BY SARAH SCHMERIER
SALANDER O’REILLY GALLERIES
AUG. 1999
Anne Peretz is a student of nature, specifically the sort found in Truro, Cape Cod. Located near land’s end, where the Atlantic mercilessly pounds one shore while Cape Cod Bay gently laps the other. Truro has inspired many an artist (Hopper was a resident, as is Peretz). In the lion’s share of the 18 oil works on display here, Peretz explores her love of the place’s austerity and abundance.
These pieces are concerned less with verisimilitude than with meditating on nature and its moods. Horse Leach Pond II describes an estuary in dark, marshy greens; a bright sky lights it from behind, adding an aura of mystery. In Truro Dune, thatches of Cape foliage are almost indistinguishable from the rocks to which they cling. In this sort of clime, the work seems to say, beauty is born of survival.

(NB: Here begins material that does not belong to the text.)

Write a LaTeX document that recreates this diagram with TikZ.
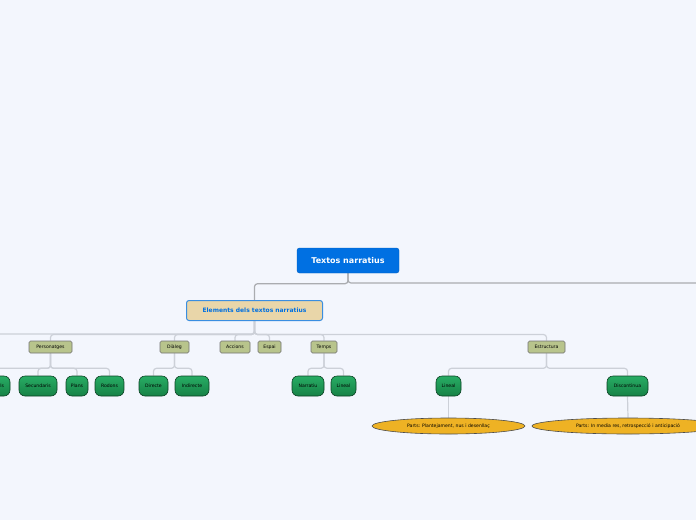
\documentclass[tikz,border=0pt]{standalone}
\usepackage{fontspec}
\setmainfont{DejaVu Sans}
\usetikzlibrary{shapes.geometric,positioning,backgrounds}
\definecolor{mmBack}{RGB}{243,246,253}
\definecolor{mmRoot}{RGB}{0,112,226}
\definecolor{mmTan}{RGB}{233,214,169}
\definecolor{mmEdge}{RGB}{58,142,224}
\definecolor{mmOlive}{RGB}{184,196,140}
\definecolor{mmGreenTop}{RGB}{40,172,100}
\definecolor{mmGreenBot}{RGB}{22,130,70}
\definecolor{mmGold}{RGB}{238,178,36}
\definecolor{mmLine}{RGB}{204,208,216}
\definecolor{mmLineDark}{RGB}{170,172,176}

\begin{document}
\begin{tikzpicture}[x=1pt, y=-1pt,
    rootbox/.style={fill=mmRoot, draw=mmRoot!85!black, rounded corners=2.5pt, text=white,
        font=\fontsize{8}{9}\selectfont\bfseries, minimum height=25pt, inner sep=0pt},
    mainbox/.style={fill=mmTan, draw=mmEdge, line width=1pt, rounded corners=2.5pt, text=mmRoot,
        font=\fontsize{6}{7}\selectfont\bfseries, minimum height=20pt, inner sep=0pt},
    topic/.style={fill=mmOlive, draw=black!55, line width=0.6pt, rounded corners=1.5pt, text=black,
        font=\fontsize{4.6}{5.5}\selectfont, minimum height=12pt, inner sep=0pt},
    sub/.style={top color=mmGreenTop, bottom color=mmGreenBot, draw=mmGreenBot!50!black,
        line width=0.6pt, rounded corners=6pt, text=black, font=\fontsize{4.6}{5.5}\selectfont,
        minimum height=20pt, inner sep=0pt},
    leaf/.style={ellipse, fill=mmGold, draw=black!70, line width=0.6pt, text=black,
        font=\fontsize{4.6}{5.5}\selectfont, minimum height=16pt, inner sep=0pt},
    link/.style={draw=mmLine, line width=1.2pt, rounded corners=3pt},
    toplink/.style={draw=mmLineDark, line width=1.2pt, rounded corners=3pt}]

    % background and frame
    \begin{pgfonlayer}{background}
        \fill[mmBack] (0,0) rectangle (696,520);
    \end{pgfonlayer}
    \useasboundingbox (0,0) rectangle (696,520);

    % central topic
    \node[rootbox, minimum width=102pt] (root) at (348,260.5) {Textos narratius};
    \node[mainbox, minimum width=136pt] (elem) at (254.5,310.5) {Elements dels textos narratius};
    \coordinate (rightend) at (700,283);

    % main topics
    \node[topic, minimum width=43pt] (pers) at (50.5,347) {Personatges};
    \node[topic, minimum width=29pt] (dial) at (174.5,347) {Diàleg};
    \node[topic, minimum width=30pt] (acc) at (235,347) {Accions};
    \node[topic, minimum width=23pt] (esp) at (269.5,347) {Espai};
    \node[topic, minimum width=26pt] (temps) at (324,347) {Temps};
    \node[topic, minimum width=37pt] (estr) at (546.5,347) {Estructura};
    \coordinate (leftend) at (-6,334);

    % subtopics
    \node[sub, minimum width=34pt] (princ) at (-7,386) {Principals};
    \node[sub, minimum width=38pt] (sec) at (38,386) {Secundaris};
    \node[sub, minimum width=22pt] (plans) at (77,386) {Plans};
    \node[sub, minimum width=29pt] (rod) at (109.5,386) {Rodons};
    \node[sub, minimum width=29pt] (dir) at (153.5,386) {Directe};
    \node[sub, minimum width=34pt] (ind) at (192,386) {Indirecte};
    \node[sub, minimum width=32pt] (narr) at (308,386) {Narratiu};
    \node[sub, minimum width=25pt] (lin) at (343.5,386) {Lineal};
    \node[sub, minimum width=25pt] (linb) at (448.5,386) {Lineal};
    \node[sub, minimum width=41pt] (disc) at (627.5,386) {Discontinua};

    % details
    \node[leaf, minimum width=153pt] (partsa) at (448.5,426) {Parts: Plantejament, nus i desenllaç};
    \node[leaf, minimum width=192pt] (partsb) at (628,426) {Parts: In media res, retrospecció i anticipació};

    % connectors
    \begin{pgfonlayer}{background}
    \path[toplink] (root.south) -- ++(0,10.5) -| (elem.north);
    \path[toplink] (root.south) |- (rightend);
    \foreach \t in {pers,dial,acc,esp,temps,estr}
        \path[link] (elem.south) -- ++(0,13.5) -| (\t.north);
    \path[link] (elem.south) |- (leftend);
    \foreach \t in {princ,sec,plans,rod}
        \path[link] (pers.south) -- ++(0,15) -| (\t.north);
    \foreach \t in {dir,ind}
        \path[link] (dial.south) -- ++(0,15) -| (\t.north);
    \foreach \t in {narr,lin}
        \path[link] (temps.south) -- ++(0,15) -| (\t.north);
    \foreach \t in {linb,disc}
        \path[link] (estr.south) -- ++(0,15) -| (\t.north);
    \path[link] (linb.south) -- (partsa.north);
    \path[link] (disc.south) -- (partsb.north);
    \end{pgfonlayer}
\end{tikzpicture}
\end{document}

Best here are the triptychs, which possess a cinematic feel when read from left to right. In one, a cliff-like outcropping rises dramatically against the ocean, starting below the horizon and ending above it. In another, a high, grassy dune slopes gradually downward to reveal a tiny wind-battered fence set against a massive grey sky wet with salt air. In person, these vistas are almost too breathtaking to take in at a glance, Peretz translates them into quiet nature walks recorded with a wide-angle lens.
These works are indebted to Cezanne in their texture and to Chinese painting in their composition. Peretz, however, is creating her own tradition here, revisiting the landscape she loves and finding endless inspiration within it.